> **TO BE DONE**:
Pick out and copy every line below that has the word "matplotlib".

========

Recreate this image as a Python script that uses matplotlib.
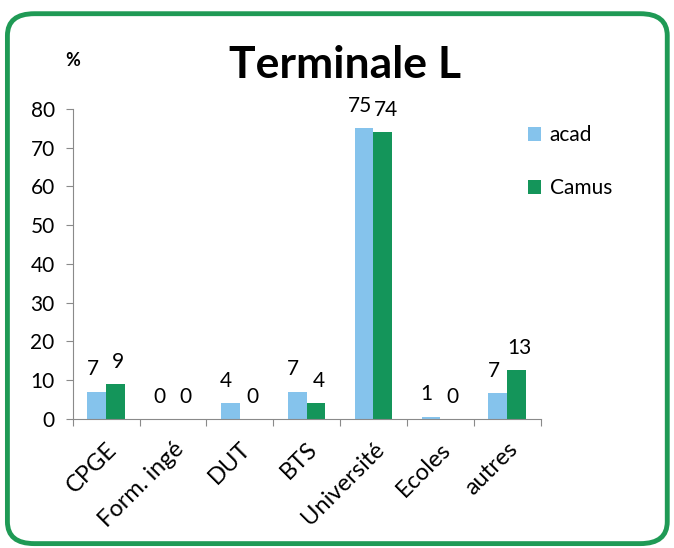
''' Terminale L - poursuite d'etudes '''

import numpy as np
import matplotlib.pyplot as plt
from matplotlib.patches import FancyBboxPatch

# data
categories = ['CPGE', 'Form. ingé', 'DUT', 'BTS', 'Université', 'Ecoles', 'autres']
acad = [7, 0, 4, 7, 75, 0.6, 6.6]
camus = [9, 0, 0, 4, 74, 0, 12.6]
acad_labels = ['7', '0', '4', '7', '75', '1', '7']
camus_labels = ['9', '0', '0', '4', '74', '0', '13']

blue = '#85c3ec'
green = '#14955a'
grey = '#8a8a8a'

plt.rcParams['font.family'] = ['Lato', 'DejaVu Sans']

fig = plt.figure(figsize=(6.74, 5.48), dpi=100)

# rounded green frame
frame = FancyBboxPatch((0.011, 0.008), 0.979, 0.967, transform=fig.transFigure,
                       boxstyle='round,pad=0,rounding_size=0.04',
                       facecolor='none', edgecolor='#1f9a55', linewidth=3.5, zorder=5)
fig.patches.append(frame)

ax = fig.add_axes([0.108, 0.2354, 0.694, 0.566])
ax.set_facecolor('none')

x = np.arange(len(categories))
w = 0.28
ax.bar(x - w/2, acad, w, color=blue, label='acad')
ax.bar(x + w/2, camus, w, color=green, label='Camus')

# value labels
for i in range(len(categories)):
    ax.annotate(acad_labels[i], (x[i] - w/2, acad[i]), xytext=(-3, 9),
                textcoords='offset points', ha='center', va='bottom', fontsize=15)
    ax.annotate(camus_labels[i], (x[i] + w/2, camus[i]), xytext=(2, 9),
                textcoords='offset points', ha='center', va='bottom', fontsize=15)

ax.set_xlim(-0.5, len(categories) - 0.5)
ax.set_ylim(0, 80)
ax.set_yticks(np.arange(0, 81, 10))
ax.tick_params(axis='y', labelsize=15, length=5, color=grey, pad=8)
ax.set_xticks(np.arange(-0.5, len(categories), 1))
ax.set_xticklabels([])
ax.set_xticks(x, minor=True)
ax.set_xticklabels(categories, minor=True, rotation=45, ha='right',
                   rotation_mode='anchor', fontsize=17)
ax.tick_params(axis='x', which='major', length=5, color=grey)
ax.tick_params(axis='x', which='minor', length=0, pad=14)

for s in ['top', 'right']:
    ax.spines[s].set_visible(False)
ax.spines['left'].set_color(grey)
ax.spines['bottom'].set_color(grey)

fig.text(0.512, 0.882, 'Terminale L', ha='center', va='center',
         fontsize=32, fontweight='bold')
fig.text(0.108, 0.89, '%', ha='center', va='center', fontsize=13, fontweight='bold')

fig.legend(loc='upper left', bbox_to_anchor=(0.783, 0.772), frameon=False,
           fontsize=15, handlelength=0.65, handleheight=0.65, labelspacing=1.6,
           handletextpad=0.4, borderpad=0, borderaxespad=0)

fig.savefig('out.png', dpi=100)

========

> **OUTPUT**:
Recreate this image as a Python script that uses matplotlib.
import matplotlib.pyplot as plt
from matplotlib.patches import FancyBboxPatch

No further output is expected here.